I could not stuff all my reflections on the 23rd Psalm into my column recently. This week, therefore, I continue my spiritual stuffing about the greatest and most healing Psalm in the Bible we share with the God who wrote it.
Psalm 23:2: “He maketh me to lie down in green pastures; He leadeth me beside the still waters.”
Physically, we need to drink and eat in order to live. The psalmist in this, the second verse of the 23rd Psalm, is teaching us that what is true for sheep is also true for us. The green pasture is food for the flock and the still waters are their drink. Our souls also need to eat for God and our souls need to drink for God.
In one of my other favorite psalms, Psalm 34, verse 8 we read, “Taste and see that the Lord is good.” We cannot merely think or pray or sing our way to God, we must also eat and drink our way to God. This may seem on its face to be hedonistic but it is deeply spiritual. It reminds us that our souls live in our bodies, and that a sick or abused body can starve our spirit, our faith and our love of God. Gandhi wrote, “For a hungry person, God is bread.” Faith is not just an abstract intellectual act. Faith is an embodied act of the soul.
We learn this truth by reflecting what it means to eat the greatest spiritual meals in Judaism and Christianity: the Eucharist, and the Passover Seder meal.
For Christians the Eucharist is their soul food and the wine is their soul drink. The transubstantiation of bread into the body of Christ and wine into the blood of Christ is not just a poetic metaphor for Christians. It is a spiritual reality made possible by faith in Jesus as God. Christianity would not be the same if the Eucharist did not exist as a sacrament. The faith in Jesus as Christ becomes embodied, and in consuming the bread and the wine, Christians are tasting and seeing that the Lord is good.

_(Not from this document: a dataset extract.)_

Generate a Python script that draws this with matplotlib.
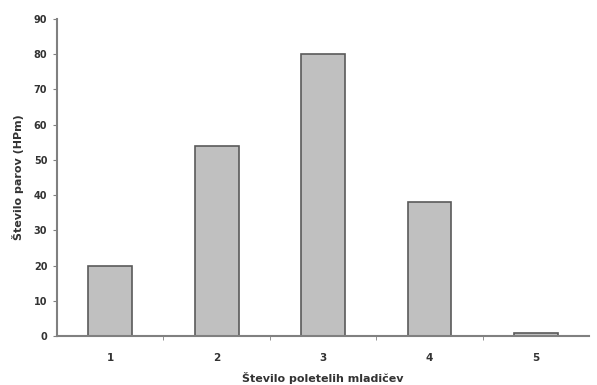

The Passover meal (Seder) is also a soaring example of an embodied faith. The Seder is filled with symbolic foods. The unleavened bread is a symbol of the hasty departure to freedom from Egyptian bondage. The salt water and the bitter herbs are symbols of the tears and bitterness of slavery. The haroset (a mixture of nuts, fruit, and wine) is a symbol of the mortar used to build Pharaoh’s palaces. The roasted lamb bone is a symbol of the Passover burnt offering at the Temple in Jerusalem, and the four cups of wine are symbols of God’s joyful promise in Exodus, chapter 6, that freedom is the legacy and destiny of all people. Like the Eucharist, Judaism would not be the same if it just possessed the ideas behind the Seder meal and not also the ideas embedded in the meal.
However, the Eucharist and the Passover meal are also deeply different in exactly the ways that Christianity and Judaism are different. The great Jewish philosopher Martin Buber perfectly explained the difference. He taught that the Eucharist is a meal eaten OF God while the Seder is a meal eaten FOR God. In the Seder the foods point beyond themselves to God. In the Eucharist the foods are God.

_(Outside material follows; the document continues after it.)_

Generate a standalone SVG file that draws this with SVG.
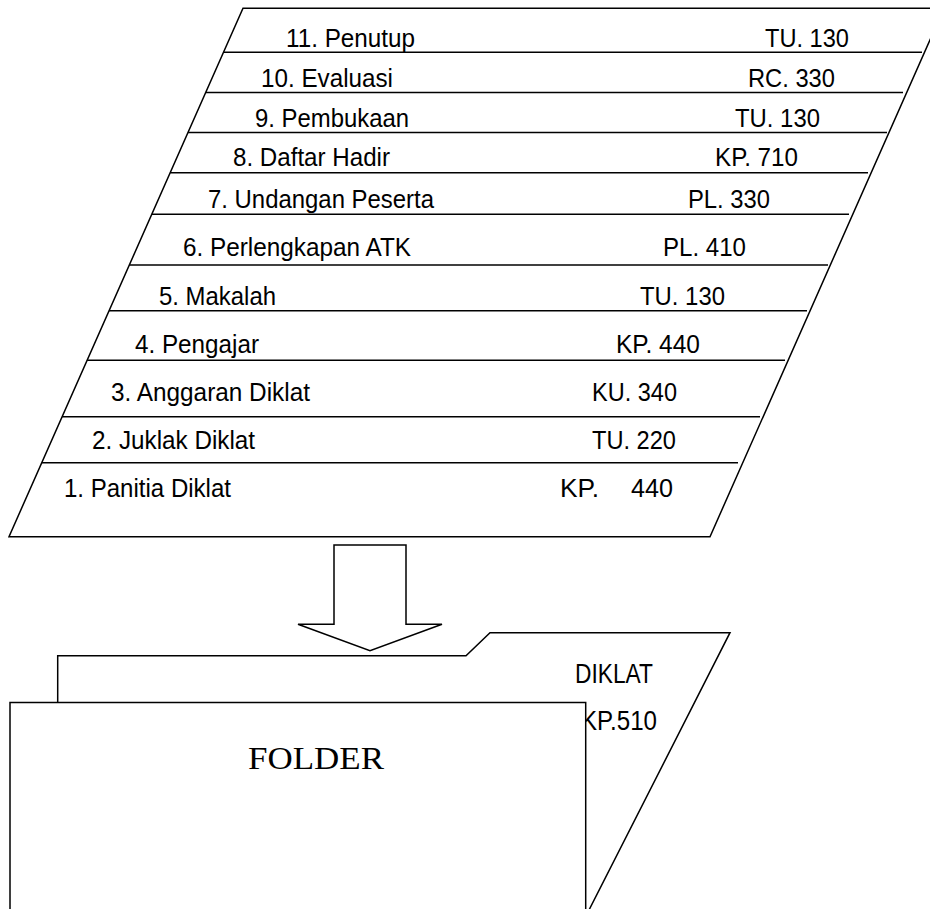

I believe that the lesson of the need for an embodied faith is buried deep in the seemingly innocuous pastoral image of green pastures and still waters. The second verse of the 23rd Psalm is not about grass and rivers. It is all about spiritual food. The lesson here, augmented by “taste and see that the Lord is good” from Psalm 34 is that our faith must be embodied, it must connect both our minds and our bodies to God. Food is the natural metaphor of this truth. However, in the East meditation and yoga serve the same purpose. They connect posture and breath and bodily consciousness to the abstract ideas that in both the East and the West people wrongly assume are the essence of faith.
We are saved not by needed ideas, but by needed water – still water near green pastures – on our way to a destination known only by the shepherd God.